Using next-generation sequencing, it is now possible to screen up to billions of protein or DNA sequences in parallel for a property of interest. Consequently, high-throughput sequencing has vastly accelerated the rate of biological discovery for both basic scientific inquiry and for engineering novel enzymes, therapeutics, antibodies, regulatory elements, and beyond. In such high-throughput sequencing-based screens and selections, the quality of the starting sequence library greatly influences the overall chance of successfully identifying sequences with the desired property. Generalizable in silico methods for designing high-quality sequence libraries promise to reduce wetlab experimental burden and improve the speed with which new, functional sequences can be discovered. Machine learning, in particular, provides a useful set of tools for implementing such methods, as it is well-suited to analyzing the large quantities of data produced by high-throughput sequencing. In this dissertation, we will discuss several aspects of machine learning-guided library design, and propose solutions to challenges posed by existing technologies.
First, we introduce a framework for machine learning-guided library design, and showcase its ability to design diverse, functional libraries in a gene therapy context. Specifically, we (i) outline a modeling approach for predicting the property selected for in a high-throughput sequencing-based selection experiment that explicitly accounts for uncertainty in the observed sequencing data, and (ii) describe a novel machine learning-guided design procedure that optimally trades off between a library's average predicted property values and its sequence diversity. We use these methods to design a clinically-relevant adeno-associated virus (AAV) peptide insertion library. AAVs hold tremendous promise as delivery vectors for clinical gene therapy, and packaging is a general prerequisite for delivering genetic material to a target tissue. Standard diversified libraries for engineering effective AAV delivery vectors contain a high proportion of variants that are unable to assemble or package their genomes, which often limits the effectiveness of downstream selections for desired properties such as efficient infection of human tissues. Using our machine learning-guided design framework, we systematically design effective starting libraries that are as diverse as possible whilst being biased towards variants that are able to assemble and package the viral genome efficiently. Specifically, we design a library of peptide insertions into the AAV capsid that achieves five-fold higher packaging fitness than the standard insertion library---known as the ``NNK'' library---with negligible reduction in diversity. We further demonstrate the general utility of our designed library on a downstream task to which our design approach was agnostic: infection of primary human brain tissue.
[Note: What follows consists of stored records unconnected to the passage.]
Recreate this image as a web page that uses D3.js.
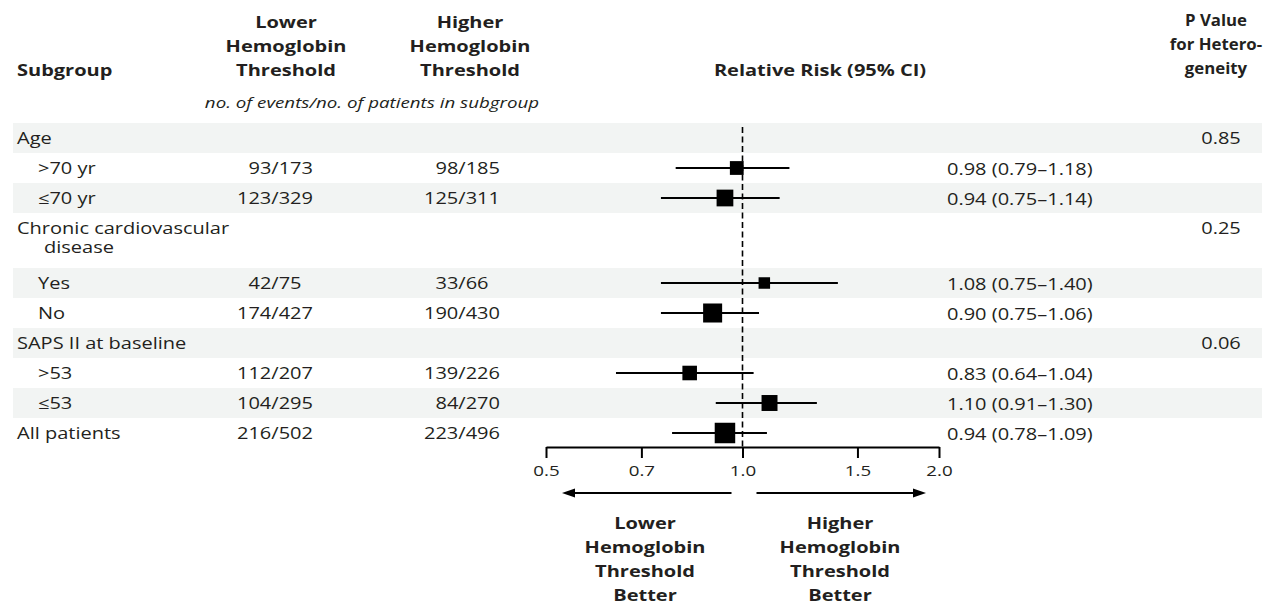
<!DOCTYPE html>
<html>
<head>
<meta charset="utf-8">
<script src="https://cdn.jsdelivr.net/npm/d3@7"></script>
<style>
  html, body { margin: 0; padding: 0; background: #ffffff; }
  svg { display: block; }
  text { font-family: "Open Sans", "Noto Sans", sans-serif; fill: #231f20; }
</style>
</head>
<body>
<svg id="chart" width="1265" height="610"></svg>
<script>
// Subgroup rows ("|" splits a label over two lines)
const subgroups = ["Age", ">70 yr", "≤70 yr", "Chronic cardiovascular|disease", "Yes", "No",
                   "SAPS II at baseline", ">53", "≤53", "All patients"];
const subgroupLevel = [0, 1, 1, 0, 1, 1, 0, 1, 1, 0];

// Events / patients per arm
const lowerEvents   = [null, 93, 123, null, 42, 174, null, 112, 104, 216];
const lowerTotals   = [null, 173, 329, null, 75, 427, null, 207, 295, 502];
const higherEvents  = [null, 98, 125, null, 33, 190, null, 139, 84, 223];
const higherTotals  = [null, 185, 311, null, 66, 430, null, 226, 270, 496];

// Relative risk with 95% confidence interval
const relRisk = [null, 0.98, 0.94, null, 1.08, 0.90, null, 0.83, 1.10, 0.94];
const ciLower = [null, 0.79, 0.75, null, 0.75, 0.75, null, 0.64, 0.91, 0.78];
const ciUpper = [null, 1.18, 1.14, null, 1.40, 1.06, null, 1.04, 1.30, 1.09];

// P value for heterogeneity (group rows)
const pHeterogeneity = ["0.85", null, null, "0.25", null, null, "0.06", null, null, null];

// Axis
const axisTicks = [0.5, 0.7, 1.0, 1.5, 2.0];

// ---------------------------------------------------------------------------
const svg = d3.select("#chart");
const SX = 1.25;              // horizontal stretch of the typeface
const INK = "#231f20";

function label(g, str, x, y, opt = {}) {
  const sx = opt.sx || SX;
  return g.append("text")
    .attr("transform", `translate(${x},${y}) scale(${sx},1)`)
    .attr("text-anchor", opt.anchor || "start")
    .attr("font-size", opt.size || 16)
    .attr("font-weight", opt.weight || 400)
    .attr("font-style", opt.style || "normal")
    .text(str);
}
function multiLine(g, lines, x, y0, step, opt) {
  lines.forEach((s, i) => label(g, s, x, y0 + i * step, opt));
}

// Row geometry
const tableTop = 123, rowH = 30, extraLine = 25;
const rows = subgroups.map((s, i) => ({
  lines: s.split("|"),
  level: subgroupLevel[i],
  lowE: lowerEvents[i], lowN: lowerTotals[i],
  highE: higherEvents[i], highN: higherTotals[i],
  rr: relRisk[i], lo: ciLower[i], hi: ciUpper[i],
  p: pHeterogeneity[i]
}));
let yCursor = tableTop;
rows.forEach(r => {
  r.top = yCursor;
  r.h = rowH + (r.lines.length - 1) * extraLine;
  r.cy = r.top + rowH / 2;
  yCursor += r.h;
});

// Alternating row bands
svg.append("g").selectAll("rect").data(rows.filter((r, i) => i % 2 === 0)).join("rect")
  .attr("x", 13).attr("width", 1249)
  .attr("y", d => d.top).attr("height", d => d.h)
  .attr("fill", "#f2f4f3");

// Column headers
const lowerCol = 275, higherCol = 462, pCol = 1221;
const head = svg.append("g");
label(head, "Subgroup", 17, 76, { weight: 700 });
multiLine(head, ["Lower", "Hemoglobin", "Threshold"], 286, 28, 24, { anchor: "middle", weight: 700 });
multiLine(head, ["Higher", "Hemoglobin", "Threshold"], 470, 28, 24, { anchor: "middle", weight: 700 });
label(head, "Relative Risk (95% CI)", 820, 76, { anchor: "middle", weight: 700 });
multiLine(head, ["P Value", "for Hetero-", "geneity"], 1216, 26, 24, { anchor: "middle", weight: 700, sx: 1.05 });
label(head, "no. of events/no. of patients in subgroup", 372, 108, { anchor: "middle", style: "italic", size: 15 });

// Table text
const body = svg.append("g");
rows.forEach(r => {
  const x0 = r.level === 0 ? 17 : 38;
  r.lines.forEach((s, k) => label(body, s, k === 0 ? x0 : 44, r.cy + 6 + k * 19));
});

// Count columns aligned on the slash
function countCell(e, n, slashX, y) {
  const t = label(body, `${e}/${n}`, 0, y);
  const probe = label(body, `${e}`, 0, -50);
  const slash = label(body, "/", 0, -50);
  const off = (probe.node().getComputedTextLength() + slash.node().getComputedTextLength() / 2) * SX;
  probe.remove(); slash.remove();
  t.attr("transform", `translate(${slashX - off},${y}) scale(${SX},1)`);
}
rows.forEach(r => {
  if (r.lowE != null) countCell(r.lowE, r.lowN, lowerCol, r.cy + 6);
  if (r.highE != null) countCell(r.highE, r.highN, higherCol, r.cy + 6);
  if (r.rr != null) label(body, `${r.rr.toFixed(2)} (${r.lo.toFixed(2)}–${r.hi.toFixed(2)})`, 947, r.cy + 7);
  if (r.p != null) label(body, r.p, pCol, r.cy + 6, { anchor: "middle" });
});

// Forest plot
const x = d3.scaleLog().domain([0.5, 2]).range([546, 939]);
const axisY = 447;
const plotted = rows.filter(r => r.rr != null);
const size = d3.scaleLinear()
  .domain(d3.extent(plotted, r => r.lowN + r.highN))
  .range([11.5, 20.5]);

const plot = svg.append("g");
plot.append("line")
  .attr("x1", x(1)).attr("x2", x(1)).attr("y1", 127).attr("y2", axisY)
  .attr("stroke", "#000").attr("stroke-width", 1.6).attr("stroke-dasharray", "6,3.5");

plot.selectAll("line.ci").data(plotted).join("line").attr("class", "ci")
  .attr("x1", d => x(d.lo)).attr("x2", d => x(d.hi))
  .attr("y1", d => d.cy).attr("y2", d => d.cy)
  .attr("stroke", "#000").attr("stroke-width", 2);

plot.selectAll("rect.pt").data(plotted).join("rect").attr("class", "pt")
  .attr("x", d => x(d.rr) - size(d.lowN + d.highN) / 2)
  .attr("y", d => d.cy - size(d.lowN + d.highN) / 2)
  .attr("width", d => size(d.lowN + d.highN))
  .attr("height", d => size(d.lowN + d.highN))
  .attr("fill", "#000");

// Axis
const axisG = svg.append("g").attr("transform", `translate(0,${axisY})`)
  .call(d3.axisBottom(x).tickValues(axisTicks).tickFormat(d3.format(".1f"))
        .tickSizeInner(11).tickSizeOuter(0).tickPadding(7));
axisG.select(".domain").attr("stroke", "#000").attr("stroke-width", 2);
axisG.selectAll(".tick line").attr("stroke", "#000").attr("stroke-width", 2);
axisG.selectAll(".tick text")
  .attr("font-family", "\"Open Sans\", \"Noto Sans\", sans-serif")
  .attr("font-size", 15).attr("fill", INK)
  .attr("transform", `scale(${SX},1)`);

// Direction arrows
const arrowY = 493;
const arrows = svg.append("g");
function arrow(x1, x2) {
  const dir = Math.sign(x2 - x1), head = 13;
  arrows.append("line").attr("x1", x1).attr("x2", x2 - dir * head).attr("y1", arrowY).attr("y2", arrowY)
    .attr("stroke", "#000").attr("stroke-width", 2);
  arrows.append("path")
    .attr("d", `M${x2},${arrowY} L${x2 - dir * head},${arrowY - 4.5} L${x2 - dir * head},${arrowY + 4.5} Z`)
    .attr("fill", "#000");
}
arrow(x(1) - 11, x(0.5) + 16);
arrow(x(1) + 14, x(2) - 13);

multiLine(svg, ["Lower", "Hemoglobin", "Threshold", "Better"], 645, 529, 24, { anchor: "middle", weight: 700 });
multiLine(svg, ["Higher", "Hemoglobin", "Threshold", "Better"], 840, 529, 24, { anchor: "middle", weight: 700 });
</script>
</body>
</html>
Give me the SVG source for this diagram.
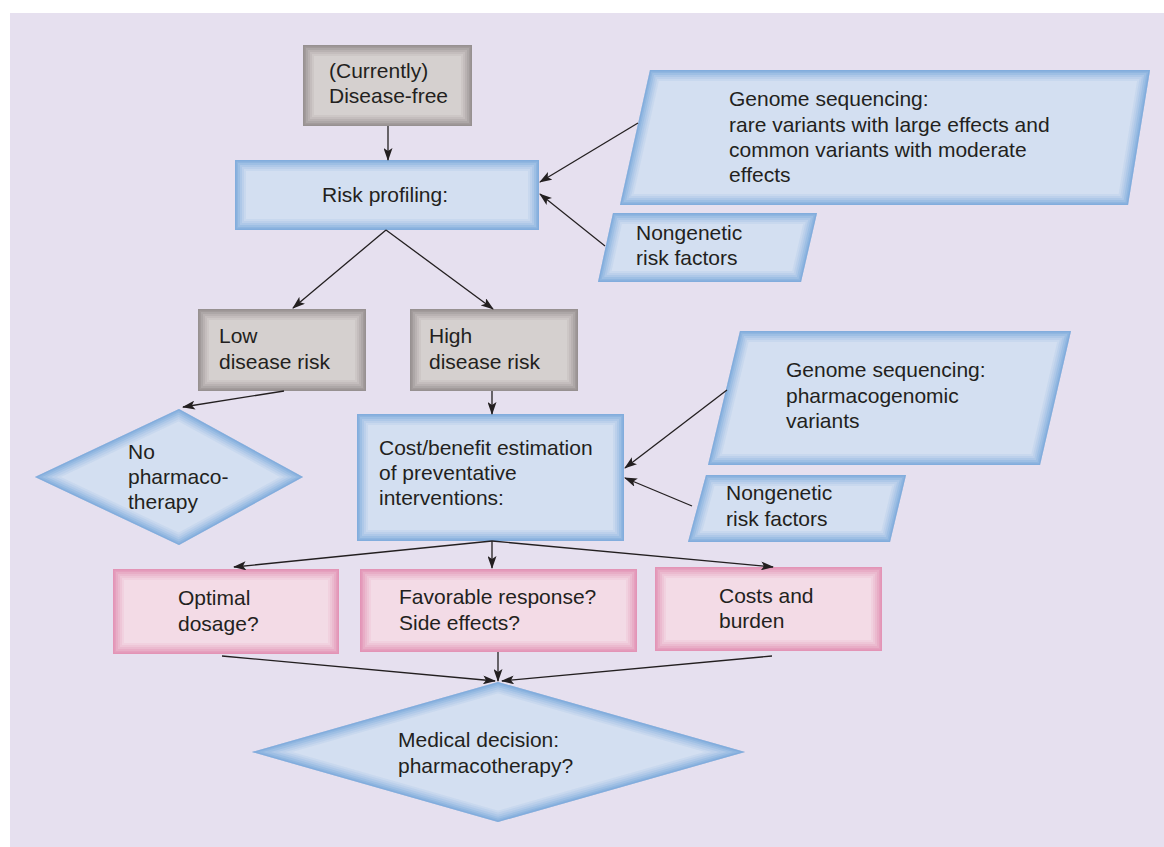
<svg xmlns="http://www.w3.org/2000/svg" xmlns:xlink="http://www.w3.org/1999/xlink" width="1164" height="847" viewBox="0 0 1164 847">
<style>
text{font-family:"Liberation Sans",Arial,sans-serif;font-size:21px;fill:#231f20}
.blue{fill:#d3dff1;stroke:#6a9fd8}
.gray{fill:#d5d0cf;stroke:#857e7e}
.pink{fill:#f3dbe6;stroke:#e07fa8}
.f{stroke:none}
.e0{fill:none;stroke-width:22;stroke-opacity:.1}
.e1{fill:none;stroke-width:18;stroke-opacity:.12}
.e2{fill:none;stroke-width:14;stroke-opacity:.16}
.e3{fill:none;stroke-width:10;stroke-opacity:.22}
.e4{fill:none;stroke-width:6;stroke-opacity:.28}
.e5{fill:none;stroke-width:3;stroke-opacity:.35}
.con line{stroke:#231f20;stroke-width:1.3;fill:none;marker-end:url(#ah)}
</style>
<defs>
<marker id="ah" markerWidth="13" markerHeight="9" refX="12" refY="4.5" orient="auto" markerUnits="userSpaceOnUse">
<path d="M0,0 L13,4.5 L0,9 L3,4.5 z" fill="#231f20"/>
</marker>
<rect id="s1" x="303" y="45" width="169" height="81"/>
<rect id="s2" x="235" y="160" width="304" height="70"/>
<polygon id="s3" points="650,70 1150,70 1128,205 620,205"/>
<polygon id="s4" points="613,213 817,213 801,282 598,282"/>
<rect id="s5" x="198" y="309" width="168" height="82"/>
<rect id="s6" x="410" y="309" width="168" height="82"/>
<polygon id="s7" points="179,409 303,477 179,545 35,477"/>
<rect id="s8" x="357" y="414" width="267" height="127"/>
<polygon id="s9" points="740,331 1071,331 1040,465 708,465"/>
<polygon id="s10" points="706,475 906,475 890,542 688,542"/>
<rect id="s11" x="113" y="569" width="226" height="85"/>
<rect id="s12" x="360" y="569" width="277" height="83"/>
<rect id="s13" x="655" y="567" width="227" height="84"/>
<polygon id="s14" points="498,682 745,752 498,822 252,752"/>
<clipPath id="c1"><use href="#s1" xlink:href="#s1"/></clipPath>
<clipPath id="c2"><use href="#s2" xlink:href="#s2"/></clipPath>
<clipPath id="c3"><use href="#s3" xlink:href="#s3"/></clipPath>
<clipPath id="c4"><use href="#s4" xlink:href="#s4"/></clipPath>
<clipPath id="c5"><use href="#s5" xlink:href="#s5"/></clipPath>
<clipPath id="c6"><use href="#s6" xlink:href="#s6"/></clipPath>
<clipPath id="c7"><use href="#s7" xlink:href="#s7"/></clipPath>
<clipPath id="c8"><use href="#s8" xlink:href="#s8"/></clipPath>
<clipPath id="c9"><use href="#s9" xlink:href="#s9"/></clipPath>
<clipPath id="c10"><use href="#s10" xlink:href="#s10"/></clipPath>
<clipPath id="c11"><use href="#s11" xlink:href="#s11"/></clipPath>
<clipPath id="c12"><use href="#s12" xlink:href="#s12"/></clipPath>
<clipPath id="c13"><use href="#s13" xlink:href="#s13"/></clipPath>
<clipPath id="c14"><use href="#s14" xlink:href="#s14"/></clipPath>
</defs>
<rect x="0" y="0" width="1164" height="847" fill="#ffffff"/>
<rect x="10" y="13" width="1154" height="834" fill="#e6e0ef"/>

<g id="disease-free">
<g class="gray" clip-path="url(#c1)"><use href="#s1" class="f"/><use href="#s1" class="e0"/><use href="#s1" class="e1"/><use href="#s1" class="e2"/><use href="#s1" class="e3"/><use href="#s1" class="e4"/><use href="#s1" class="e5"/></g>
<text x="329" y="78">(Currently)</text>
<text x="329" y="103">Disease-free</text>
</g>
<g id="risk-profiling">
<g class="blue" clip-path="url(#c2)"><use href="#s2" class="f"/><use href="#s2" class="e0"/><use href="#s2" class="e1"/><use href="#s2" class="e2"/><use href="#s2" class="e3"/><use href="#s2" class="e4"/><use href="#s2" class="e5"/></g>
<text x="322" y="202">Risk profiling:</text>
</g>
<g id="genome1">
<g class="blue" clip-path="url(#c3)"><use href="#s3" class="f"/><use href="#s3" class="e0"/><use href="#s3" class="e1"/><use href="#s3" class="e2"/><use href="#s3" class="e3"/><use href="#s3" class="e4"/><use href="#s3" class="e5"/></g>
<text x="729" y="106">Genome sequencing:</text>
<text x="729" y="132">rare variants with large effects and</text>
<text x="729" y="157">common variants with moderate</text>
<text x="729" y="182">effects</text>
</g>
<g id="nongenetic1">
<g class="blue" clip-path="url(#c4)"><use href="#s4" class="f"/><use href="#s4" class="e0"/><use href="#s4" class="e1"/><use href="#s4" class="e2"/><use href="#s4" class="e3"/><use href="#s4" class="e4"/><use href="#s4" class="e5"/></g>
<text x="636" y="240">Nongenetic</text>
<text x="636" y="265">risk factors</text>
</g>
<g id="low-risk">
<g class="gray" clip-path="url(#c5)"><use href="#s5" class="f"/><use href="#s5" class="e0"/><use href="#s5" class="e1"/><use href="#s5" class="e2"/><use href="#s5" class="e3"/><use href="#s5" class="e4"/><use href="#s5" class="e5"/></g>
<text x="219" y="343">Low</text>
<text x="219" y="369">disease risk</text>
</g>
<g id="high-risk">
<g class="gray" clip-path="url(#c6)"><use href="#s6" class="f"/><use href="#s6" class="e0"/><use href="#s6" class="e1"/><use href="#s6" class="e2"/><use href="#s6" class="e3"/><use href="#s6" class="e4"/><use href="#s6" class="e5"/></g>
<text x="429" y="343">High</text>
<text x="429" y="369">disease risk</text>
</g>
<g id="no-pharmaco">
<g class="blue" clip-path="url(#c7)"><use href="#s7" class="f"/><use href="#s7" class="e0"/><use href="#s7" class="e1"/><use href="#s7" class="e2"/><use href="#s7" class="e3"/><use href="#s7" class="e4"/><use href="#s7" class="e5"/></g>
<text x="128" y="459">No</text>
<text x="128" y="484">pharmaco-</text>
<text x="128" y="509">therapy</text>
</g>
<g id="cost-benefit">
<g class="blue" clip-path="url(#c8)"><use href="#s8" class="f"/><use href="#s8" class="e0"/><use href="#s8" class="e1"/><use href="#s8" class="e2"/><use href="#s8" class="e3"/><use href="#s8" class="e4"/><use href="#s8" class="e5"/></g>
<text x="379" y="455">Cost/benefit estimation</text>
<text x="379" y="480">of preventative</text>
<text x="379" y="505">interventions:</text>
</g>
<g id="genome2">
<g class="blue" clip-path="url(#c9)"><use href="#s9" class="f"/><use href="#s9" class="e0"/><use href="#s9" class="e1"/><use href="#s9" class="e2"/><use href="#s9" class="e3"/><use href="#s9" class="e4"/><use href="#s9" class="e5"/></g>
<text x="786" y="377">Genome sequencing:</text>
<text x="786" y="403">pharmacogenomic</text>
<text x="786" y="428">variants</text>
</g>
<g id="nongenetic2">
<g class="blue" clip-path="url(#c10)"><use href="#s10" class="f"/><use href="#s10" class="e0"/><use href="#s10" class="e1"/><use href="#s10" class="e2"/><use href="#s10" class="e3"/><use href="#s10" class="e4"/><use href="#s10" class="e5"/></g>
<text x="726" y="500">Nongenetic</text>
<text x="726" y="526">risk factors</text>
</g>
<g id="optimal">
<g class="pink" clip-path="url(#c11)"><use href="#s11" class="f"/><use href="#s11" class="e0"/><use href="#s11" class="e1"/><use href="#s11" class="e2"/><use href="#s11" class="e3"/><use href="#s11" class="e4"/><use href="#s11" class="e5"/></g>
<text x="178" y="605">Optimal</text>
<text x="178" y="631">dosage?</text>
</g>
<g id="favorable">
<g class="pink" clip-path="url(#c12)"><use href="#s12" class="f"/><use href="#s12" class="e0"/><use href="#s12" class="e1"/><use href="#s12" class="e2"/><use href="#s12" class="e3"/><use href="#s12" class="e4"/><use href="#s12" class="e5"/></g>
<text x="399" y="604">Favorable response?</text>
<text x="399" y="630">Side effects?</text>
</g>
<g id="costs">
<g class="pink" clip-path="url(#c13)"><use href="#s13" class="f"/><use href="#s13" class="e0"/><use href="#s13" class="e1"/><use href="#s13" class="e2"/><use href="#s13" class="e3"/><use href="#s13" class="e4"/><use href="#s13" class="e5"/></g>
<text x="719" y="603">Costs and</text>
<text x="719" y="628">burden</text>
</g>
<g id="medical-decision">
<g class="blue" clip-path="url(#c14)"><use href="#s14" class="f"/><use href="#s14" class="e0"/><use href="#s14" class="e1"/><use href="#s14" class="e2"/><use href="#s14" class="e3"/><use href="#s14" class="e4"/><use href="#s14" class="e5"/></g>
<text x="398" y="747">Medical decision:</text>
<text x="398" y="773">pharmacotherapy?</text>
</g>

<g id="connectors" class="con">
<line x1="388" y1="126" x2="388" y2="160"/>
<line x1="638" y1="123" x2="540" y2="182"/>
<line x1="605" y1="246" x2="540" y2="194"/>
<line x1="386" y1="230" x2="293" y2="308"/>
<line x1="386" y1="230" x2="493" y2="309"/>
<line x1="284" y1="391" x2="183" y2="407"/>
<line x1="492" y1="391" x2="492" y2="414"/>
<line x1="727" y1="390" x2="625" y2="468"/>
<line x1="692" y1="506" x2="625" y2="478"/>
<line x1="492" y1="541" x2="234" y2="567"/>
<line x1="492" y1="541" x2="492" y2="568"/>
<line x1="492" y1="541" x2="773" y2="567"/>
<line x1="222" y1="656" x2="495" y2="681"/>
<line x1="498" y1="652" x2="498" y2="681"/>
<line x1="772" y1="656" x2="502" y2="681"/>
</g>
</svg>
Compared to the standard NNK library, our machine learning-designed library contains approximately 10-fold more variants that successfully infect the human brain.
Next, we highlight a key shortcoming of the above predictive modeling approach---namely, its extremely limited ability to share information across related but non-identical reads---that prevents it from making effective use of sequencing data in many settings of interest. We introduce model-based enrichment (MBE) to overcome this shortcoming. MBE is based on a new perspective of differential sequencing analysis that uses sound theoretical principles from the density ratio estimation field in machine learning, is easy to implement, and can trivially make use of advances in modern-day machine learning classification architectures or related innovations. We evaluate MBE empirically, both in simulation and on real experimental data, and show that it improves accuracy compared to current ways of performing sequencing-based differential analyses---including the previous section's predictive modeling approach. The greater flexibility of our new approach enables effective analysis across a broader range of common experimental setups than can currently be achieved, thereby expanding the set of biological applications for which one can learn accurate predictive models to guide library design.
Finally, we highlight some remaining challenges for machine learning-guided library design, including research opportunities into combining multiple sources of biological information in the design process. In summary, this dissertation presents a number of machine learning techniques that can be brought to bear on the problem of designing improved starting libraries for biological screens and selection experiments. The insights from this work provide further motivation for researchers to combine laboratory experiments with tools from machine learning to efficiently engineer novel functional protein and DNA sequences.